• Given records
— START —

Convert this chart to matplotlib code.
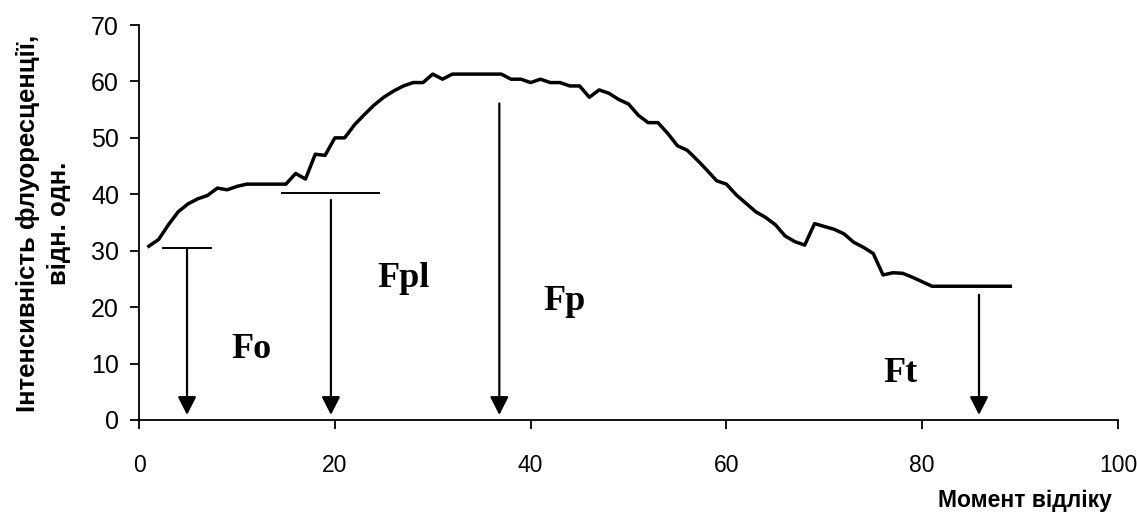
import numpy as np
import matplotlib
matplotlib.use("Agg")
import matplotlib.pyplot as plt

# Момент відліку / інтенсивність флуоресценції
moment = list(range(1, 90))
intensity = [
    30.8, 32.0, 34.6, 36.9, 38.3, 39.2, 39.8, 41.1, 40.8, 41.4,
    41.8, 41.8, 41.8, 41.8, 41.8, 43.7, 42.7, 47.1, 46.9, 50.0,
    50.0, 52.3, 54.1, 55.8, 57.2, 58.3, 59.2, 59.8, 59.8, 61.3,
    60.4, 61.3, 61.3, 61.3, 61.3, 61.3, 61.3, 60.4, 60.4, 59.8,
    60.4, 59.8, 59.8, 59.2, 59.2, 57.2, 58.5, 57.9, 56.8, 56.0,
    54.0, 52.7, 52.7, 50.8, 48.6, 47.8, 46.1, 44.3, 42.4, 41.8,
    39.9, 38.4, 36.9, 35.9, 34.6, 32.6, 31.6, 31.0, 34.8, 34.3,
    33.8, 33.0, 31.5, 30.6, 29.5, 25.7, 26.1, 26.0, 25.3, 24.5,
    23.7, 23.7, 23.7, 23.7, 23.7, 23.7, 23.7, 23.7, 23.7,
]

# стрілки Fo, Fpl, Fp, Ft
arrow_x = [4.9, 19.6, 36.8, 85.8]
arrow_top = [30.4, 39.0, 56.1, 22.2]
# рівні (горизонтальні відрізки) для Fo та Fpl
level_y = [30.4, 40.3]
level_x0 = [2.4, 14.6]
level_x1 = [7.4, 24.5]
# підписи
label_text = ["Fo", "Fpl", "Fp", "Ft"]
label_x = [9.45, 24.3, 41.3, 76.0]
label_y = [11.0, 23.6, 19.5, 6.8]

fig = plt.figure(figsize=(11.37, 5.18), dpi=100)
ax = fig.add_axes([0.1223, 0.1892, 0.861, 0.7625])

ax.plot(moment, intensity, color="black", lw=2.5, solid_joinstyle="round")

for y, x0, x1 in zip(level_y, level_x0, level_x1):
    ax.plot([x0, x1], [y, y], color="black", lw=1.4)

for x, top in zip(arrow_x, arrow_top):
    ax.annotate("", xy=(x, 0.9), xytext=(x, top),
                arrowprops=dict(arrowstyle="-|>,head_length=0.55,head_width=0.28",
                                mutation_scale=20, color="black", lw=1.6,
                                shrinkA=0, shrinkB=0))

for t, x, y in zip(label_text, label_x, label_y):
    ax.text(x, y, t, fontsize=26, fontweight="bold", family="Liberation Serif",
            ha="left", va="baseline")

ax.set_xlim(0, 100)
ax.set_ylim(0, 70)
ax.set_xticks(np.arange(0, 101, 20))
ax.set_yticks(np.arange(0, 71, 10))
ax.spines["top"].set_visible(False)
ax.spines["right"].set_visible(False)
for s in ["left", "bottom"]:
    ax.spines[s].set_linewidth(1.3)
ax.tick_params(direction="out", length=6.5, width=1.3, labelsize=18, pad=8)
ax.tick_params(axis="x", pad=18, labelsize=16.5)
for lab in ax.get_xticklabels() + ax.get_yticklabels():
    lab.set_family("Liberation Sans")

fig.text(0.038, 0.568, "Інтенсивність флуоресценції,\nвідн. одн.", rotation=90,
         ha="center", va="center", fontsize=18.5, fontweight="bold",
         family="Liberation Sans", linespacing=1.35)
fig.text(0.978, 0.033, "Момент відліку", ha="right", va="center", fontsize=16.5,
         fontweight="bold", family="Liberation Sans")

fig.savefig("out.png", dpi=100)
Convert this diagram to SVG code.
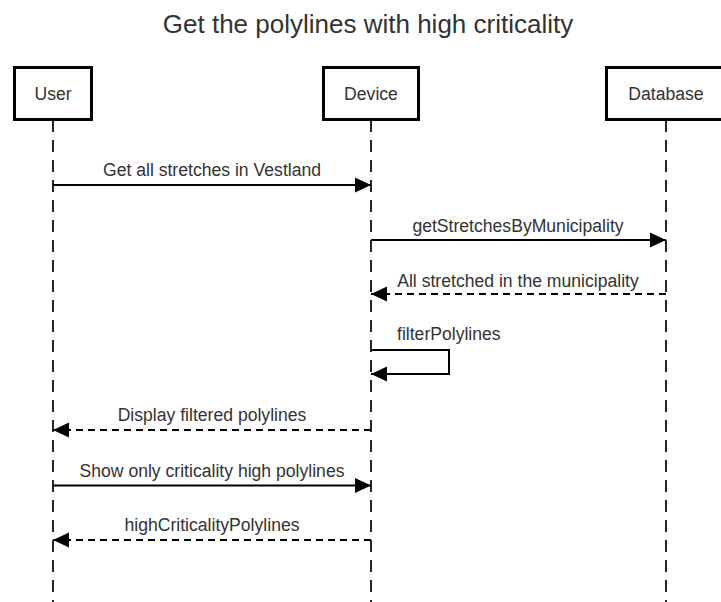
<svg xmlns="http://www.w3.org/2000/svg" width="721" height="602" viewBox="0 0 721 602">
<style>
.box{fill:#ffffff;stroke:#000000;stroke-width:3}
.life{stroke:#000000;stroke-width:1.7;stroke-dasharray:12 8;fill:none}
.msg{stroke:#000000;stroke-width:2;fill:none}
.ret{stroke:#000000;stroke-width:2;fill:none;stroke-dasharray:7 5}
.t{font-family:"Liberation Sans",Arial,sans-serif;font-size:17.6px;fill:#333333}
.title{font-family:"Liberation Sans",Arial,sans-serif;font-size:26px;fill:#333333}
</style>
<defs>
<marker id="ah" viewBox="0 0 16 16" refX="16" refY="8" markerWidth="16" markerHeight="16" markerUnits="userSpaceOnUse" orient="auto">
<path d="M0,0.5 L16,8 L0,15.5 Z" fill="#000000"/>
</marker>
</defs>
<rect width="721" height="602" fill="#ffffff"/>
<text class="title" x="368" y="33" text-anchor="middle">Get the polylines with high criticality</text>
<g id="lifelines">
<line class="life" x1="53" y1="120" x2="53" y2="602"/>
<line class="life" x1="371" y1="120" x2="371" y2="602"/>
<line class="life" x1="666" y1="120" x2="666" y2="602"/>
</g>
<g id="user">
<rect class="box" x="14.5" y="67.5" width="77" height="52"/>
<text class="t" x="53" y="100" text-anchor="middle">User</text>
</g>
<g id="device">
<rect class="box" x="323.5" y="67.5" width="95" height="52"/>
<text class="t" x="371" y="100" text-anchor="middle">Device</text>
</g>
<g id="database">
<rect class="box" x="606.5" y="67.5" width="119" height="52"/>
<text class="t" x="666" y="100" text-anchor="middle">Database</text>
</g>
<g id="connectors">
<line class="msg" x1="53" y1="185" x2="371" y2="185" marker-end="url(#ah)"/>
<text class="t" x="212" y="176" text-anchor="middle">Get all stretches in Vestland</text>
<line class="msg" x1="371" y1="240" x2="666" y2="240" marker-end="url(#ah)"/>
<text class="t" x="518" y="232" text-anchor="middle">getStretchesByMunicipality</text>
<line class="ret" x1="666" y1="294" x2="371" y2="294" marker-end="url(#ah)"/>
<text class="t" x="518" y="287" text-anchor="middle">All stretched in the municipality</text>
<polyline class="msg" points="371,350 449,350 449,374 371,374" marker-end="url(#ah)"/>
<text class="t" x="397" y="340">filterPolylines</text>
<line class="ret" x1="371" y1="430" x2="53" y2="430" marker-end="url(#ah)"/>
<text class="t" x="212" y="421" text-anchor="middle">Display filtered polylines</text>
<line class="msg" x1="53" y1="485.5" x2="371" y2="485.5" marker-end="url(#ah)"/>
<text class="t" x="212" y="477" text-anchor="middle">Show only criticality high polylines</text>
<line class="ret" x1="371" y1="540" x2="53" y2="540" marker-end="url(#ah)"/>
<text class="t" x="212" y="531" text-anchor="middle">highCriticalityPolylines</text>
</g>
</svg>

— END —

• Aim
Gather from the data above every line with the string "code".

• Right answer
Convert this chart to matplotlib code.
Convert this diagram to SVG code.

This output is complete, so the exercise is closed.